[What you should do] Restate the full listing word for word and leave the pictures out.

[Begin]

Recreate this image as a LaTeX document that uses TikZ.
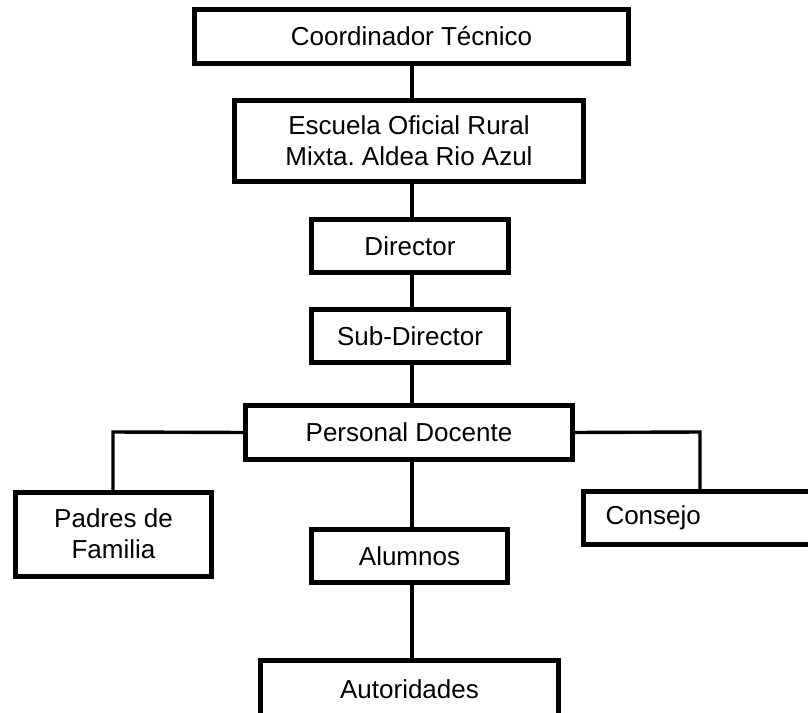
\documentclass[tikz,border=0pt]{standalone}
\usepackage{fontspec}
\setmainfont{Liberation Sans}
\frenchspacing
\begin{document}
\begin{tikzpicture}[x=1pt,y=-1pt,
  box/.style={draw=black,line width=5pt,fill=white,rectangle,inner sep=0pt,outer sep=0pt,
    align=center,font=\fontsize{26pt}{31pt}\selectfont},
  link/.style={draw=black,line width=3.4pt}]
\useasboundingbox (0,0) rectangle (808,712);
\clip (0,0) rectangle (808,712);
% spine
\coordinate (spine) at (412,0);
\coordinate (lft) at (113,432);
\coordinate (rgt) at (700,432);
% nodes (min size = outer size - line width)
\node[box,minimum width=434pt,minimum height=54pt] (coord) at (411.5,36.5) {Coordinador Técnico};
\node[box,minimum width=349pt,minimum height=81pt] (esc) at (409,141) {Escuela Oficial Rural\\Mixta. Aldea Rio Azul};
\node[box,minimum width=197pt,minimum height=53pt] (dir) at (410,246) {Director};
\node[box,minimum width=197pt,minimum height=53pt] (sub) at (410,336) {Sub-Director};
\node[box,minimum width=327pt,minimum height=54pt] (pd) at (409,432.5) {Personal Docente};
\node[box,minimum width=196pt,minimum height=84pt] (pad) at (113.5,534) {Padres de\\Familia};
\node[box,minimum width=233pt,minimum height=53pt,text width=189pt,align=left] (cons) at (700,518) {Consejo};
\node[box,minimum width=196pt,minimum height=53pt] (alu) at (409.5,556) {Alumnos};
\node[box,minimum width=298pt,minimum height=57pt] (aut) at (409.5,689) {Autoridades};
% connectors
\draw[link] (coord.south -| spine) -- (esc.north -| spine);
\draw[link] (esc.south -| spine) -- (dir.north -| spine);
\draw[link] (dir.south -| spine) -- (sub.north -| spine);
\draw[link] (sub.south -| spine) -- (pd.north -| spine);
\draw[link] (pd.south -| spine) -- (alu.north -| spine);
\draw[link] (alu.south -| spine) -- (aut.north -| spine);
\draw[link] (pd.west) -- (lft) -- (pad.north -| lft);
\draw[link] (pd.east) -- (rgt) -- (cons.north -| rgt);
\end{tikzpicture}
\end{document}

[End]

[Solution to the exercise]
Recreate this image as a LaTeX document that uses TikZ.
\documentclass[tikz,border=0pt]{standalone}
\usepackage{fontspec}
\setmainfont{Liberation Sans}
\frenchspacing
\begin{document}
\begin{tikzpicture}[x=1pt,y=-1pt,
  box/.style={draw=black,line width=5pt,fill=white,rectangle,inner sep=0pt,outer sep=0pt,
    align=center,font=\fontsize{26pt}{31pt}\selectfont},
  link/.style={draw=black,line width=3.4pt}]
\useasboundingbox (0,0) rectangle (808,712);
\clip (0,0) rectangle (808,712);
% spine
\coordinate (spine) at (412,0);
\coordinate (lft) at (113,432);
\coordinate (rgt) at (700,432);
% nodes (min size = outer size - line width)
\node[box,minimum width=434pt,minimum height=54pt] (coord) at (411.5,36.5) {Coordinador Técnico};
\node[box,minimum width=349pt,minimum height=81pt] (esc) at (409,141) {Escuela Oficial Rural\\Mixta. Aldea Rio Azul};
\node[box,minimum width=197pt,minimum height=53pt] (dir) at (410,246) {Director};
\node[box,minimum width=197pt,minimum height=53pt] (sub) at (410,336) {Sub-Director};
\node[box,minimum width=327pt,minimum height=54pt] (pd) at (409,432.5) {Personal Docente};
\node[box,minimum width=196pt,minimum height=84pt] (pad) at (113.5,534) {Padres de\\Familia};
\node[box,minimum width=233pt,minimum height=53pt,text width=189pt,align=left] (cons) at (700,518) {Consejo};
\node[box,minimum width=196pt,minimum height=53pt] (alu) at (409.5,556) {Alumnos};
\node[box,minimum width=298pt,minimum height=57pt] (aut) at (409.5,689) {Autoridades};
% connectors
\draw[link] (coord.south -| spine) -- (esc.north -| spine);
\draw[link] (esc.south -| spine) -- (dir.north -| spine);
\draw[link] (dir.south -| spine) -- (sub.north -| spine);
\draw[link] (sub.south -| spine) -- (pd.north -| spine);
\draw[link] (pd.south -| spine) -- (alu.north -| spine);
\draw[link] (alu.south -| spine) -- (aut.north -| spine);
\draw[link] (pd.west) -- (lft) -- (pad.north -| lft);
\draw[link] (pd.east) -- (rgt) -- (cons.north -| rgt);
\end{tikzpicture}
\end{document}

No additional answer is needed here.